Revisiting a text touched on only briefly in Writings on Education, this post considers “Education’s End” by Anthony Kronman. A book concerned with the place of the humanities within American universities, impacts of the research ideal and trends of political correctness, and challenges arising from this in terms of the extent to which humanities can offer a strong voice of meaning we seem to be lacking.
One idea I find interesting is the ‘conversation’ of civilisation and the value of knowledge being rooted in an ongoing sense of meaning. How “the conversation of the West invites a free and critical response to the inheritance it conveys. It insists that the past be studied and given the weight it deserves, but demands that one struggle to reimagine its claims in fresh and better ways, in a conversation that is permanently open”. Kronman argues there’s value in the constraint of being situated within a flow of thought and relating yourself to what’s gone before; the alternative being “to cut oneself off from the responsibilities that come with an inheritance and the duty, as a steward, to conserve and improve it”. This disconnection from the chain of reasoning – living with the resultant ideas and realities without fully seeing the need to understand how we got here or keeping our place in that conversation – seems a plausible description of modern life; but if we lack that level of meta knowledge, what degree of control or freedom do we have to adjust our course?
There’s also an interesting argument around the pre-eminence of technology and how, in seeking to overcome “the existing limits on our powers”, it sets itself against us as “our powers have meaning for us only within the limits of human life”. That tech “encourages a partial knowledge of humanity and invites us to think that this is all there is worth knowing”; conclusions similar to in “Response Ability” by Frank Fisher.
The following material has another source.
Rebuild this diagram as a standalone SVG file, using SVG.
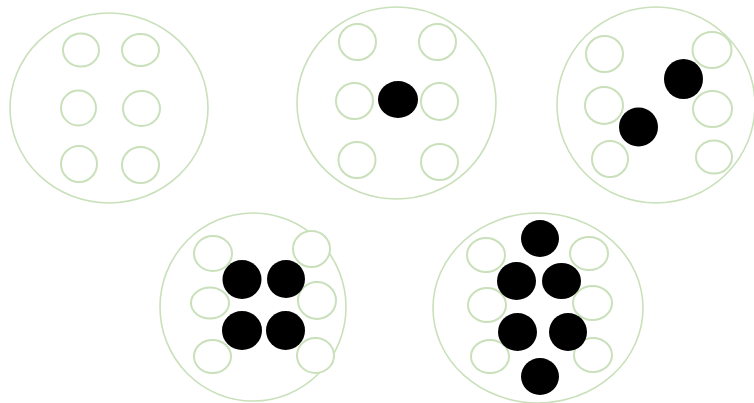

In response, Kronman highlights the appeal of religion as “it is the love of man that needs to be restored” and “without the humanities we lose the only perspective from which the demon of meaninglessness can be met”. Essentially, that we need some form of meaning and appreciation of ourselves – a “commitment to the human spirit”.
Running alongside is the idea of ‘secular humanism’; and while I have little time for a humanism that seeks to conquer religious faith, as I said in Why seek a single truth?, a non-confrontational approach able to contain both belief and non-belief within an inclusive dialogue seems something we’re lacking. “Secular humanism recalls us to the mortal facts. It helps us remember who we are. But it does this by sowing doubts where certainties exist and by putting into question the answers our scientific civilisation invites us to take for granted”, converting “certainties to doubts and convictions to questions. It would bring the moral and political beliefs that condition our lives into view and give us the chance to inspect them”.
This seems a valuable read for anyone looking to understand the path of Western thought into our times; and the ideas above may also offer a path towards new dialogue within modern life.
Reference: “Education’s End. Why Our Colleges and Universities Have Given Up on the Meaning of Life” by Anthony T. Kronman, (Yale University Press), 2007.